The Interstate Lightweight Women’s Quadruple Scull continued New South Wales’ impressive state rowing, winning the Victoria Cup, and somewhat unexpectedly winning the Penrith Cup for the Interstate Lightweight Men’s Four for the first time in 20 years. The New South Welshmen breezed over the finish line nine seconds ahead of silver medallists Queensland, while the ACT claimed bronze.
In the Interstate Men and Women’s PR3 Single Scull, it was the 2017 defending champions that proved to be too strong. Mac Russell took home the gold medal for Queensland while Kathleen Murdoch claimed victory for New South Wales.

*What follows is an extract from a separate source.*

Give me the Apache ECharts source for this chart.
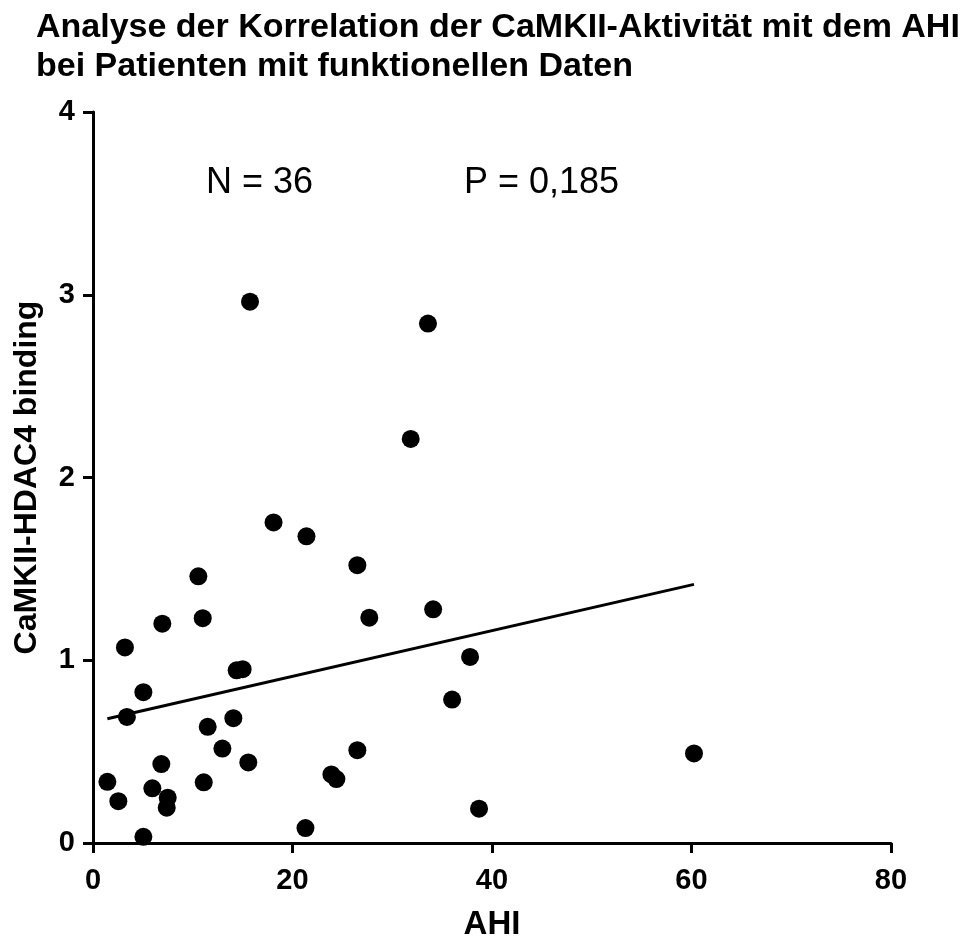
<!DOCTYPE html>
<html>
<head>
<meta charset="utf-8">
<script src="https://cdn.jsdelivr.net/npm/echarts@6/dist/echarts.min.js"></script>
<style>
  html, body { margin: 0; padding: 0; background: #fff; }
  #chart { width: 970px; height: 937px; }
</style>
</head>
<body>
<div id="chart"></div>
<script>
// AHI per patient (x) and CaMKII-HDAC4 binding (y)
const ahi = [
  10.56, 11.0, 6.95, 3.2, 14.4, 15.0, 5.05, 3.4, 14.07, 11.5,
  12.97, 15.57, 6.85, 1.44, 11.1, 5.95, 7.49, 7.39, 2.54, 5.05,
  21.3, 23.9, 24.4, 26.5, 26.5, 27.7, 33.58, 31.85, 21.4, 34.1,
  37.8, 18.1, 15.74, 36.0, 38.7, 60.25
];
const binding = [
  1.459, 1.23, 1.20, 1.07, 0.945, 0.951, 0.825, 0.69, 0.683, 0.636,
  0.517, 0.441, 0.432, 0.335, 0.332, 0.299, 0.248, 0.193, 0.229, 0.034,
  0.082, 0.375, 0.35, 0.508, 1.52, 1.233, 2.842, 2.211, 1.678, 1.279,
  1.018, 1.754, 2.962, 0.785, 0.188, 0.49
];
// Linear regression line endpoints
const fitX = [1.44, 60.25];
const fitY = [0.68, 1.415];

const xTicks = [0, 20, 40, 60, 80];
const yTicks = [0, 1, 2, 3, 4];

const titleLines = ['Analyse der Korrelation der CaMKII-Aktivität mit dem AHI', 'bei Patienten mit funktionellen Daten'];
const statN = 'N = 36';
const statP = 'P = 0,185';

const FONT = 'Arial, "Liberation Sans", Helvetica, sans-serif';

const chart = echarts.init(document.getElementById('chart'));
chart.setOption({
  animation: false,
  backgroundColor: '#fff',
  title: [
    { text: titleLines.join('\n'), left: 31, top: 3,
      textStyle: { fontFamily: FONT, fontWeight: 'bold', fontSize: 34, lineHeight: 39, color: '#000' } },
    { text: statN, left: 201, top: 160,
      textStyle: { fontFamily: FONT, fontWeight: 'normal', fontSize: 36, color: '#000' } },
    { text: statP, left: 459, top: 160,
      textStyle: { fontFamily: FONT, fontWeight: 'normal', fontSize: 36, color: '#000' } }
  ],
  grid: { left: 93, right: 79, top: 112, bottom: 94, containLabel: false, outerBoundsMode: 'none' },
  xAxis: {
    type: 'value', min: xTicks[0], max: xTicks[xTicks.length - 1], interval: 20,
    name: 'AHI', nameLocation: 'middle', nameGap: 65,
    nameTextStyle: { fontFamily: FONT, fontWeight: 'bold', fontSize: 33, color: '#000' },
    axisLine: { show: true, lineStyle: { color: '#000', width: 3 } },
    axisTick: { show: true, length: 10, lineStyle: { color: '#000', width: 3 } },
    axisLabel: { fontFamily: FONT, fontWeight: 'bold', fontSize: 29, color: '#000', margin: 23 },
    splitLine: { show: false }
  },
  yAxis: {
    type: 'value', min: yTicks[0], max: yTicks[yTicks.length - 1], interval: 1,
    name: 'CaMKII-HDAC4 binding', nameLocation: 'middle', nameGap: 50,
    nameTextStyle: { fontFamily: FONT, fontWeight: 'bold', fontSize: 32, color: '#000' },
    axisLine: { show: true, lineStyle: { color: '#000', width: 3 } },
    axisTick: { show: true, length: 10, lineStyle: { color: '#000', width: 3 } },
    axisLabel: { fontFamily: FONT, fontWeight: 'bold', fontSize: 29, color: '#000', margin: 18 },
    splitLine: { show: false }
  },
  series: [
    {
      type: 'line',
      data: fitX.map((x, i) => [x, fitY[i]]),
      symbol: 'none',
      lineStyle: { color: '#000', width: 3 },
      z: 2
    },
    {
      type: 'scatter',
      data: ahi.map((x, i) => [x, binding[i]]),
      symbol: 'circle',
      symbolSize: 18,
      itemStyle: { color: '#000', opacity: 1 },
      z: 3
    }
  ]
});
</script>
</body>
</html>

There was plenty of excitement in the Schoolgirl’s and Schoolboy’s finals on the last day of racing. In the Schoolgirl’s Single Scull, defending champion Nicela Martincic from St Scholastica College secured back-to-back victories. Mitchell Reinhard from Unley High School claimed gold in the Schoolboy’s Single Scull, becoming the only South Australian to win a school’s medal.
The last two school’s races of the championships provided more excitement, as the Schoolgirl’s and Schoolboy’s Eight finals took place. In the Schoolgirl’s event, Pymble Ladies’ College claimed the Sydney Cup. The NSW Schoolgirl Head of the River winners pushed past St Catherine’s School (Victoria) who lead for most of the race. MLC Kew finished 0.07 seconds behind St Catherine’s to claim the bronze medal.
In the Schoolboy’s Eight, Shore School defeated the defending champions, Scotch College (Victoria). Scotch, fresh off the plane this morning after winning yesterday’s APS Head of the River, finished second, while St Joseph’s Nudgee College won bronze.
The National Championship ended with the presentation of Club, State and School champions. New South Wales won the Rowing Australia Cup after claiming the most points in the Interstate events. Sydney University Boat Club was the most successful club of the regatta, and was awarded Club Points Score. Stuartholme School and Shore School were awarded the inaugural Schoolgirl’s and Schoolboy’s Points Score trophies.